Of course, most asylum seekers are not radicals or terrorists, which makes it of paramount importance to keep them from becoming radicalized. To accomplish this, it is important to find them jobs, both to integrate them into European societies and to allow them to support themselves without government assistance -- the latter being all the more important because it will decrease the cost of migrations to European taxpayers. Some of this cost is already offset by the fact that refugees, like any other group of people, are consumers and need to buy things, potentially helping existing businesses in Europe. Furthermore, immigrants are more likely to start their own businesses, and becoming job creators themselves.
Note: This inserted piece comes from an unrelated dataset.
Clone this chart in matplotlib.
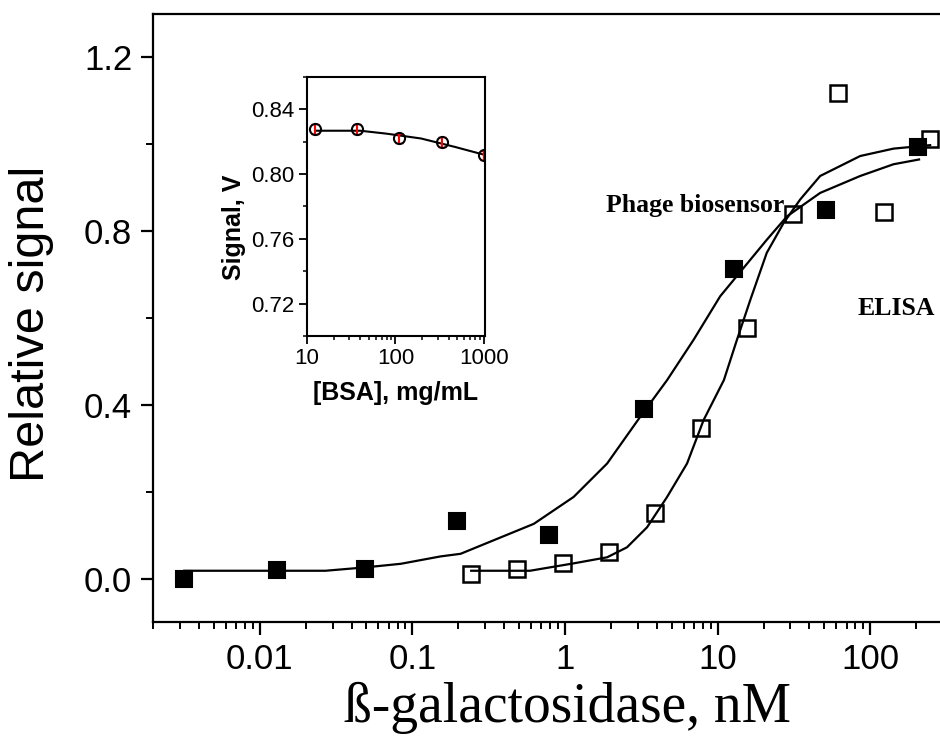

At the moment, asylum seekers are not allowed to work until after their applications have been fully processed, keeping them out of work possibly for years. Advocating legal changes and new programs to help refugees enter the workforce is not new. On the other hand, these proposals overlook the problem that in many EU member states, there were not enough jobs to go around before the arrival of thousands of migrants, let alone afterward. Many EU countries have restrictive regulations regarding hiring new employees and firing old ones which discourage new employment. This has led to massive unemployment among the young, and presumably would do the same for refugees. In Hungary, which receives the most asylum applications per capita, the unemployment rate for people from ages 15-29 is 13.9%. For Sweden, which receives the second most, this number is 14.7%. Interestingly, in Germany, the youth unemployment rate is 6.6%, and the German economy’s ability to create jobs for its younger, less established workers may have been a factor in German Chancellor Angela Merkel’s decision to take in large numbers of refugees in 2015, as well as in the decisions of many migrants to travel all the way to Germany instead of staying in places closer to their point of arrival.
Creating jobs for workers who have only recently entered the European workforce is of the utmost importance, not only to help the economic situations of Europeans themselves but to prevent new arrivals from becoming radicalised. As an important corollary, this will help the economies of nations like Greece and Spain, which are still in turmoil from the sovereign-debt crisis and decrease the likelihood of the need for future bailouts, another sore issue for Eurosceptics. Furthermore adequate safeguards against terrorists using visa-free travel or hiding among refugees are more important now than ever. It is important not only for these policies to be implemented but for mainstream, non-Eurosceptic parties to advocate them. During periods of large-scale migration and in the wake of terrorist attacks, support for nativist or xenophobic radicals often increases, as evidenced by the growth of the Dutch Party for Freedom, the French National Front, or the UK Independence Party. Mainstream parties do their best to make a good case for acceptance of immigrants, which makes it all the more important to implement policies which make migration more acceptable to the average European, thereby making it more sustainable over time through keeping power out of the hands of Eurosceptics.